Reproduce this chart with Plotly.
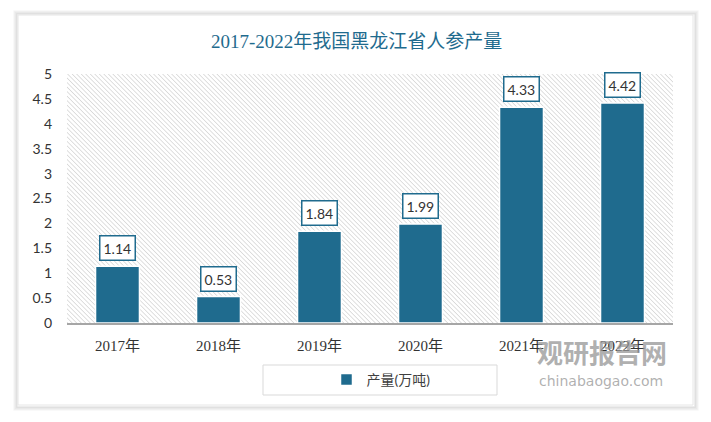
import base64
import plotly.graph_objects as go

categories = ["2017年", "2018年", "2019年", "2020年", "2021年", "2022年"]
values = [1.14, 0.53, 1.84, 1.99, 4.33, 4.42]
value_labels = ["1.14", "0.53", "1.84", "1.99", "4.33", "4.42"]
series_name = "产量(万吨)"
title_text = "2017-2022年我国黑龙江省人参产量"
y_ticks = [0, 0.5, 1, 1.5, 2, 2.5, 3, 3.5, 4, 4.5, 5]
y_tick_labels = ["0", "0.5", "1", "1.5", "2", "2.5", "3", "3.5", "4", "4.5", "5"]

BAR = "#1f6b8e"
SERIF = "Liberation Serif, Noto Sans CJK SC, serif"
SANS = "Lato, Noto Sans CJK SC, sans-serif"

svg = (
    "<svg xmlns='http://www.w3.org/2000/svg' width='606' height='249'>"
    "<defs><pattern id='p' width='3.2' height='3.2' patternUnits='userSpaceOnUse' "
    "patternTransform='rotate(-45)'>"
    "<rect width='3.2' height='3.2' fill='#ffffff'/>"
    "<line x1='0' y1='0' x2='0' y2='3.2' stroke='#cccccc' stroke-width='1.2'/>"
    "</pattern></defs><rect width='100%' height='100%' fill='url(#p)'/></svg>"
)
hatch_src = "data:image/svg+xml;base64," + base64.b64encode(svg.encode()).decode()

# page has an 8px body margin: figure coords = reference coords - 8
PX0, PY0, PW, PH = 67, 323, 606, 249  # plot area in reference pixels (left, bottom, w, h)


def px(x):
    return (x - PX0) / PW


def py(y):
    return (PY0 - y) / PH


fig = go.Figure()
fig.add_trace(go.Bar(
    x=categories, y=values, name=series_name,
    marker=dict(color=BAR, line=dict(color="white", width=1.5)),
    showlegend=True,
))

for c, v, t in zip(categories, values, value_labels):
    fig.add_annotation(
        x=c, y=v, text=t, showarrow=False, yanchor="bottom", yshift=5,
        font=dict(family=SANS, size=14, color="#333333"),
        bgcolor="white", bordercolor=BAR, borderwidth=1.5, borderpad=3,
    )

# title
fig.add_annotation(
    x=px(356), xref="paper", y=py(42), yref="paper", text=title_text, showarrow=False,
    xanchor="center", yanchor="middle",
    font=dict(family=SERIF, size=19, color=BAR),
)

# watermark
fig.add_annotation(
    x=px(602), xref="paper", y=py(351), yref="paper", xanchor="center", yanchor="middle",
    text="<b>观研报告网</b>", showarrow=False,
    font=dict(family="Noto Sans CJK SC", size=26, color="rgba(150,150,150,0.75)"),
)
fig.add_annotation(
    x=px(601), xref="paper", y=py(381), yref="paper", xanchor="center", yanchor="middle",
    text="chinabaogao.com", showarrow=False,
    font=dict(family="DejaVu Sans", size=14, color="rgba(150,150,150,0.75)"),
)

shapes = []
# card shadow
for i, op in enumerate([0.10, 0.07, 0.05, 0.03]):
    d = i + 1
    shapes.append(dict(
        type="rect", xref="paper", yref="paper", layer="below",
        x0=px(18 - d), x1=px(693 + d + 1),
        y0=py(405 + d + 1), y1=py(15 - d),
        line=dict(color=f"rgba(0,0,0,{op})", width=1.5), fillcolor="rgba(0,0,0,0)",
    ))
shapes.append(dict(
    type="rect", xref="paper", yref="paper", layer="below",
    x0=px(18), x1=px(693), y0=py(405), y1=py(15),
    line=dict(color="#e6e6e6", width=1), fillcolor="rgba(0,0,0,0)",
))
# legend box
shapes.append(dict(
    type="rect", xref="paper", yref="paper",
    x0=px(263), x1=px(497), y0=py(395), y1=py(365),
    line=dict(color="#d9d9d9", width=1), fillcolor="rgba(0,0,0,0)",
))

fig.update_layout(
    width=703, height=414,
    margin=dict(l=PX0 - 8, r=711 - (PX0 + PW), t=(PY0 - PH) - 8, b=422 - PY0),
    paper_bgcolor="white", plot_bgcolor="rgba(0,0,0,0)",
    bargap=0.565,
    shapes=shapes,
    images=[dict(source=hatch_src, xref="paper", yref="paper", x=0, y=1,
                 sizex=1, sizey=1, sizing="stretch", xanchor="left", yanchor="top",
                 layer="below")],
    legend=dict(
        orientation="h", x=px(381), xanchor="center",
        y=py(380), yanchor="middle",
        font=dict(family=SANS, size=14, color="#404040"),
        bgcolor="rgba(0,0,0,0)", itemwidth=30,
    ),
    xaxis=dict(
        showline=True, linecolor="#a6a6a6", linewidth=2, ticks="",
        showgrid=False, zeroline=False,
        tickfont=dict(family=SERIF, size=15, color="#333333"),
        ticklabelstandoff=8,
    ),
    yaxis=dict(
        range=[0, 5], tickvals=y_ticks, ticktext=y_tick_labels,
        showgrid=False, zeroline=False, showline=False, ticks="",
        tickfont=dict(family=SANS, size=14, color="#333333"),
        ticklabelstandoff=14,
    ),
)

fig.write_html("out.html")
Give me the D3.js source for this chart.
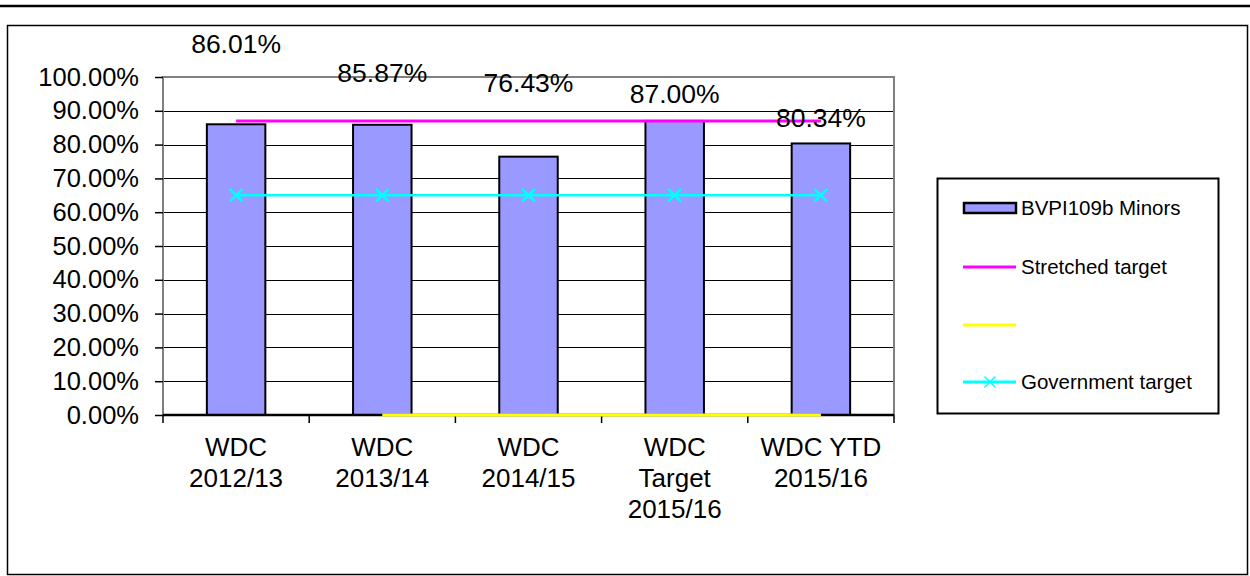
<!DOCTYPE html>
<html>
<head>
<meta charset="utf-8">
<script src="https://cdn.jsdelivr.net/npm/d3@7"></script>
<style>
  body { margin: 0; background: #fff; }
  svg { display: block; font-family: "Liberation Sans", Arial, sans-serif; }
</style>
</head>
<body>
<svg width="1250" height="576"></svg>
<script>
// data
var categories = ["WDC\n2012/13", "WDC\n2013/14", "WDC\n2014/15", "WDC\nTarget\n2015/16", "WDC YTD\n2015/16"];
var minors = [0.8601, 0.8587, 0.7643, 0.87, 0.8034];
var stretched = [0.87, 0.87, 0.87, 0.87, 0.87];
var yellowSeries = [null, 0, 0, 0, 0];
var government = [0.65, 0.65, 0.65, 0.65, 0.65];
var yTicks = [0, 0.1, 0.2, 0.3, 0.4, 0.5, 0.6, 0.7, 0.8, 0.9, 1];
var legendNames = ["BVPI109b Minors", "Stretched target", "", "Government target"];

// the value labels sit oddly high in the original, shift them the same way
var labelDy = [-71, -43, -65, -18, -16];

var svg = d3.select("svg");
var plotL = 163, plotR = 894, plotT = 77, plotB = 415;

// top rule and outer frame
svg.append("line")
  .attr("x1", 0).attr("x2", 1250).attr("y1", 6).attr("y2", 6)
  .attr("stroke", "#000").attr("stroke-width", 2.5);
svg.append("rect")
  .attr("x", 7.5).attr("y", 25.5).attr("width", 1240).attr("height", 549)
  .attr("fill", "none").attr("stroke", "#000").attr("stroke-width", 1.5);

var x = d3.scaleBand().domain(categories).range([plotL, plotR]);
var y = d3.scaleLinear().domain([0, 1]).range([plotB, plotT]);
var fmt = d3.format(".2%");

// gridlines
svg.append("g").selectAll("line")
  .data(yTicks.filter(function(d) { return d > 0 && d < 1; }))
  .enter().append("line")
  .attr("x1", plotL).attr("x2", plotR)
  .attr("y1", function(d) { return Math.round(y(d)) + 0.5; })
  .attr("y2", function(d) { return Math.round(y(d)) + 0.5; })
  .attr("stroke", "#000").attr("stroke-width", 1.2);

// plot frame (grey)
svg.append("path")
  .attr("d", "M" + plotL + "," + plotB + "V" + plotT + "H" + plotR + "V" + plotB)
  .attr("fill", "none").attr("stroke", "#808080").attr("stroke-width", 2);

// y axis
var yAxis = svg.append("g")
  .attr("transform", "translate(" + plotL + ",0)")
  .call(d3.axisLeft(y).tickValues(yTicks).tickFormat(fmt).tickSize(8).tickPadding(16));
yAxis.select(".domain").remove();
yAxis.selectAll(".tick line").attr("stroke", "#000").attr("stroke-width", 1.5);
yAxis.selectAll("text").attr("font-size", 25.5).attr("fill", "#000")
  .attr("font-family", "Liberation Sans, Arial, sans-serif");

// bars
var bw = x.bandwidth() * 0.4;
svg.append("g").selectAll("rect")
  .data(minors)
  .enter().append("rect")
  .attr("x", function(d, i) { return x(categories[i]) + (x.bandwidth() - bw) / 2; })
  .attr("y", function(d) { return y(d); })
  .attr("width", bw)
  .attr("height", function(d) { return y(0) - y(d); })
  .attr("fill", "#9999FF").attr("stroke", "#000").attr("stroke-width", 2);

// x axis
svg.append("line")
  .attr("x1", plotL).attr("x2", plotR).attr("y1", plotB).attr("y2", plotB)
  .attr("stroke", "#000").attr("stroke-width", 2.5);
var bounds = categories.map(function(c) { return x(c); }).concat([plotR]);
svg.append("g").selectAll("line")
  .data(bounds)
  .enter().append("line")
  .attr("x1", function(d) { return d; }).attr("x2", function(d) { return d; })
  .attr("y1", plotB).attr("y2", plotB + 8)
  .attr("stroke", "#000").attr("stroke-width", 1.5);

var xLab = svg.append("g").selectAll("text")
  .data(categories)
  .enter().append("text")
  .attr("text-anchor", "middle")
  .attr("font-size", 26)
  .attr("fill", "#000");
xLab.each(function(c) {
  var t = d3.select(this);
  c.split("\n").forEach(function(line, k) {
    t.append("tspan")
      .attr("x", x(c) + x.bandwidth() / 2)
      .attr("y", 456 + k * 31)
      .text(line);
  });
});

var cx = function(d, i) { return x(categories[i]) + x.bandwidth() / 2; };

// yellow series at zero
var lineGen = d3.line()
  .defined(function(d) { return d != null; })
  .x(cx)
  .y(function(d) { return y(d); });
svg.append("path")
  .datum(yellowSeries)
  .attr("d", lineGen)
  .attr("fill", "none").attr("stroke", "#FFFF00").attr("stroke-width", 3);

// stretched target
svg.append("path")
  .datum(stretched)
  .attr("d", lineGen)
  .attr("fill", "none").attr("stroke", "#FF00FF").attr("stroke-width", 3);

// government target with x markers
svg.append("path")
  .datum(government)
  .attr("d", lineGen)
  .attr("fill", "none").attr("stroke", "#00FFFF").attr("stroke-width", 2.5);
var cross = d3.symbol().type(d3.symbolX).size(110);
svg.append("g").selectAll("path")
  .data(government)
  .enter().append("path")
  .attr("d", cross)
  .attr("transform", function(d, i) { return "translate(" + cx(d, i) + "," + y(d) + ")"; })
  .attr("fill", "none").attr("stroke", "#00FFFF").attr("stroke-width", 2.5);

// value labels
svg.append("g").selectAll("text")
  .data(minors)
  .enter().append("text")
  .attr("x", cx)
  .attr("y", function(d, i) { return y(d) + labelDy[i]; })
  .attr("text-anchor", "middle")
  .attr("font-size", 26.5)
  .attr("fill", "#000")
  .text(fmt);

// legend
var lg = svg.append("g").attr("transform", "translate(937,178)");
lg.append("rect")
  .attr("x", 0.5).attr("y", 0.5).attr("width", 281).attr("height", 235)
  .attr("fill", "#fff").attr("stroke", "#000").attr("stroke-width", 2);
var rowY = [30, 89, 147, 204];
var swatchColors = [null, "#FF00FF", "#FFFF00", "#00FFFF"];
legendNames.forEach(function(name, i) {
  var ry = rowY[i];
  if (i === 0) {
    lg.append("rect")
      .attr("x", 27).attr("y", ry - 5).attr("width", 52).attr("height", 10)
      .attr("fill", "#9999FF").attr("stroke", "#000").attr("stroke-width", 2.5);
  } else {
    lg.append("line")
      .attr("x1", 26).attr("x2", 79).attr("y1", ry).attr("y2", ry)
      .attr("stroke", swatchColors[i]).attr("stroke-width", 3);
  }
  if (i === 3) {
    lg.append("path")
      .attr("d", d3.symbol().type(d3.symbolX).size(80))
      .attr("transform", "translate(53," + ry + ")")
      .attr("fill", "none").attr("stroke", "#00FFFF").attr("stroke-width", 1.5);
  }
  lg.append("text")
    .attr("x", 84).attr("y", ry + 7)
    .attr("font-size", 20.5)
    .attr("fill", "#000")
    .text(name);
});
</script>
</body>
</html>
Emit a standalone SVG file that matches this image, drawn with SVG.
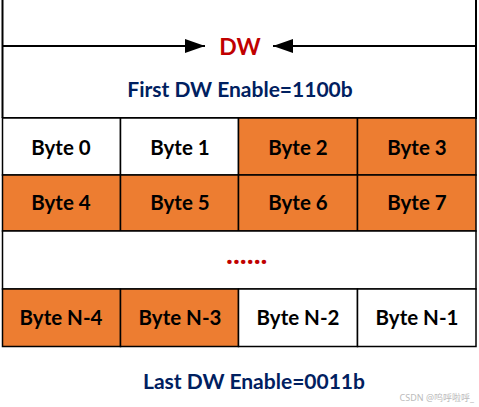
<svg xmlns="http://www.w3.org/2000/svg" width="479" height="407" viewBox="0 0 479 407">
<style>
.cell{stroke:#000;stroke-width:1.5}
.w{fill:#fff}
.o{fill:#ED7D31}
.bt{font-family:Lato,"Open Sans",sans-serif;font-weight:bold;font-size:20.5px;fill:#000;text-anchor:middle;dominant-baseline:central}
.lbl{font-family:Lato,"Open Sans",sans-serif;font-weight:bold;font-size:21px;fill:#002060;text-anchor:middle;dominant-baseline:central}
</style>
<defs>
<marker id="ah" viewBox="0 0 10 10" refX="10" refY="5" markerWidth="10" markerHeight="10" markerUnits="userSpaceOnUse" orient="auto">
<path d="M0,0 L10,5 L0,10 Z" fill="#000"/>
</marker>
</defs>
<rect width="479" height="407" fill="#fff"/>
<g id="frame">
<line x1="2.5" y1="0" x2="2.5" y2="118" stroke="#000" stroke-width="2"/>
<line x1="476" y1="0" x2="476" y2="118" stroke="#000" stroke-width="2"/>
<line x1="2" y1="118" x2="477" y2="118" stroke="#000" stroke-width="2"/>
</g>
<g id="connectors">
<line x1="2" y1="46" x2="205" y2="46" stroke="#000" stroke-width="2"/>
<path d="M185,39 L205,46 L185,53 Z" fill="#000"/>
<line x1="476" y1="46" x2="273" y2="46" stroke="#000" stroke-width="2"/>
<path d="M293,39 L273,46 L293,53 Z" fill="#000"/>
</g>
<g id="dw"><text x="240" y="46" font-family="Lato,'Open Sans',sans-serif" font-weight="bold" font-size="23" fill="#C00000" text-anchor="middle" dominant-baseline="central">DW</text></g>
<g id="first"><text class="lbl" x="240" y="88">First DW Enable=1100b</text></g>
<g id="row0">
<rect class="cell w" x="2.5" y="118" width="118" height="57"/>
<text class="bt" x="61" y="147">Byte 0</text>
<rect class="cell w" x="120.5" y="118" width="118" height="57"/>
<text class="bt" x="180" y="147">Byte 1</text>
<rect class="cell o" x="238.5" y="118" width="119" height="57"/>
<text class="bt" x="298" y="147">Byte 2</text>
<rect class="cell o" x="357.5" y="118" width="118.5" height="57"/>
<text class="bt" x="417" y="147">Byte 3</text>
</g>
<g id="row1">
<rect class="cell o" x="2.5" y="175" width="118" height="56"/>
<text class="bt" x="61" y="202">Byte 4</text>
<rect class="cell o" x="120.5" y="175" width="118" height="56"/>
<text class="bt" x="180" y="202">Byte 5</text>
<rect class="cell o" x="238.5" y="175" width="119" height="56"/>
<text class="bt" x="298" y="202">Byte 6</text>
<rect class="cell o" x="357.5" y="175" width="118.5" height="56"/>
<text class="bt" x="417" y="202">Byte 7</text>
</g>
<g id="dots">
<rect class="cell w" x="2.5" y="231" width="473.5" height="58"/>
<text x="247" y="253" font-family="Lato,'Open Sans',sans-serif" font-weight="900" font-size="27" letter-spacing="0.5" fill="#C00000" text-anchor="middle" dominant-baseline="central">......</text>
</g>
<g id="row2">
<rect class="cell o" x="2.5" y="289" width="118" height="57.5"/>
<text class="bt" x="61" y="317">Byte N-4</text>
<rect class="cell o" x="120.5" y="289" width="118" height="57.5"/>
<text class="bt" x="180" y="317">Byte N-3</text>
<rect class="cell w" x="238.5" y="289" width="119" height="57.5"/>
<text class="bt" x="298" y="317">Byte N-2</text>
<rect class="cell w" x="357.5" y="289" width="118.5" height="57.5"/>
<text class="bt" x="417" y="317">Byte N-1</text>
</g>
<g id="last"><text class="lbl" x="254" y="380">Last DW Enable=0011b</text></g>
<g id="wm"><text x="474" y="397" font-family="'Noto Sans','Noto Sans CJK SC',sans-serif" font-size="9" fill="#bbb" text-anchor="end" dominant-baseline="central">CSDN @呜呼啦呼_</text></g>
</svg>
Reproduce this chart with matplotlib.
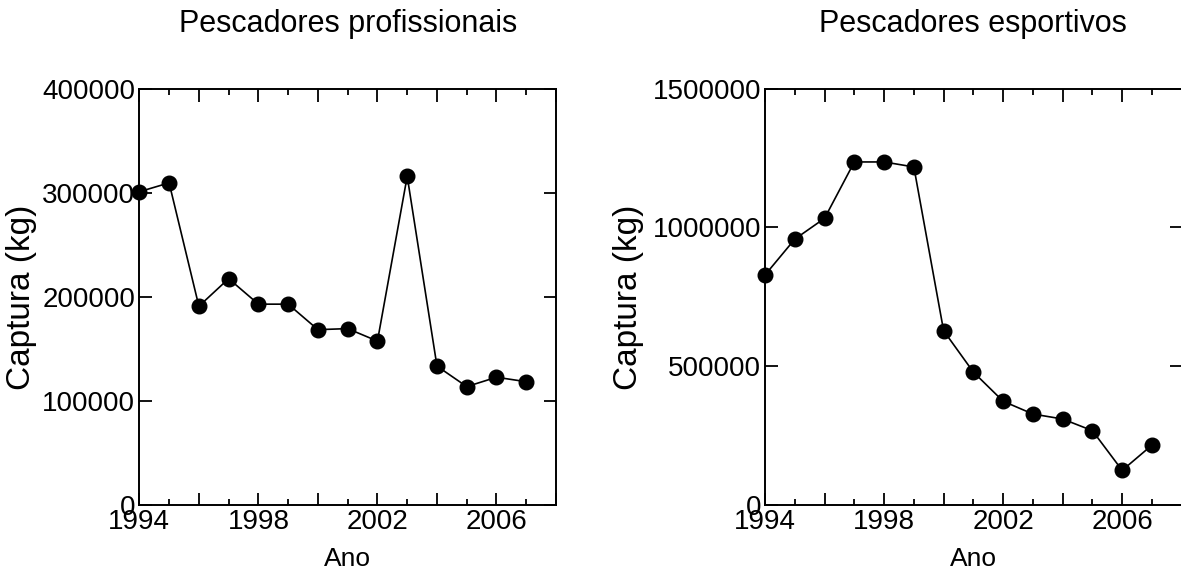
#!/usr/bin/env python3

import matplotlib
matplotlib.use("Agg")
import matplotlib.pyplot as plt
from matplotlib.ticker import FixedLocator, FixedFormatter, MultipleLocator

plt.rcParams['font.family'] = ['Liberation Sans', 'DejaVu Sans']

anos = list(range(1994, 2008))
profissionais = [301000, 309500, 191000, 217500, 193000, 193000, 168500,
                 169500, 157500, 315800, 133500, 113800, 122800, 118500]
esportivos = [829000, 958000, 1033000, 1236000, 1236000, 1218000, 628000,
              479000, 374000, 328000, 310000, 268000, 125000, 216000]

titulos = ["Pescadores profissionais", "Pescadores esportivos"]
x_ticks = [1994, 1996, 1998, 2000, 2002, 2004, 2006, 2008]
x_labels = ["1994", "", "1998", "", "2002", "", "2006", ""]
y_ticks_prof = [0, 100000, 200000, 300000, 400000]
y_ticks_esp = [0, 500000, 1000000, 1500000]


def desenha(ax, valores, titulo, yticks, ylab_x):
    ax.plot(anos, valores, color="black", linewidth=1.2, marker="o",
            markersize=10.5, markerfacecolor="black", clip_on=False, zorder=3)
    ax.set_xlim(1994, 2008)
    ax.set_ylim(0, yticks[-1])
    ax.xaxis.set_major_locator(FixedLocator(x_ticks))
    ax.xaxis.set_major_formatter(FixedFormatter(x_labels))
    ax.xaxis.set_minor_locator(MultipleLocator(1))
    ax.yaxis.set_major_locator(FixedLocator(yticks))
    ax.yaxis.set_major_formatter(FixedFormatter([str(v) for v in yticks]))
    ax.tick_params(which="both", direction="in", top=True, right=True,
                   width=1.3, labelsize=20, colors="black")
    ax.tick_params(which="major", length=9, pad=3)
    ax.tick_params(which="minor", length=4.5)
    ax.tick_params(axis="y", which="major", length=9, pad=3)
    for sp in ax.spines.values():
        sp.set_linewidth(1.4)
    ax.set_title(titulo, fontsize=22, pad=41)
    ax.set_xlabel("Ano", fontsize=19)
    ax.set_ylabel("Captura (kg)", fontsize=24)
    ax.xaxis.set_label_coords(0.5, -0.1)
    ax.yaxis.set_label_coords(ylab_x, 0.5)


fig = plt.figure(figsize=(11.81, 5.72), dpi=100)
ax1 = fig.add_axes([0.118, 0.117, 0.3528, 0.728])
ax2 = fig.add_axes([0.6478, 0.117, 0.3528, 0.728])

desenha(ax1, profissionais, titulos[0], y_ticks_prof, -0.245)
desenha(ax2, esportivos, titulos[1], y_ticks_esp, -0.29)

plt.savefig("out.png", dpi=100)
= = = =
What you have to do:
Leave the pictures out and reproduce exactly the lines from the top of the listing above through the line with "import plotly.graph_objects as go".

Finished task:
Reproduce this chart with Plotly.
import base64
import plotly.graph_objects as go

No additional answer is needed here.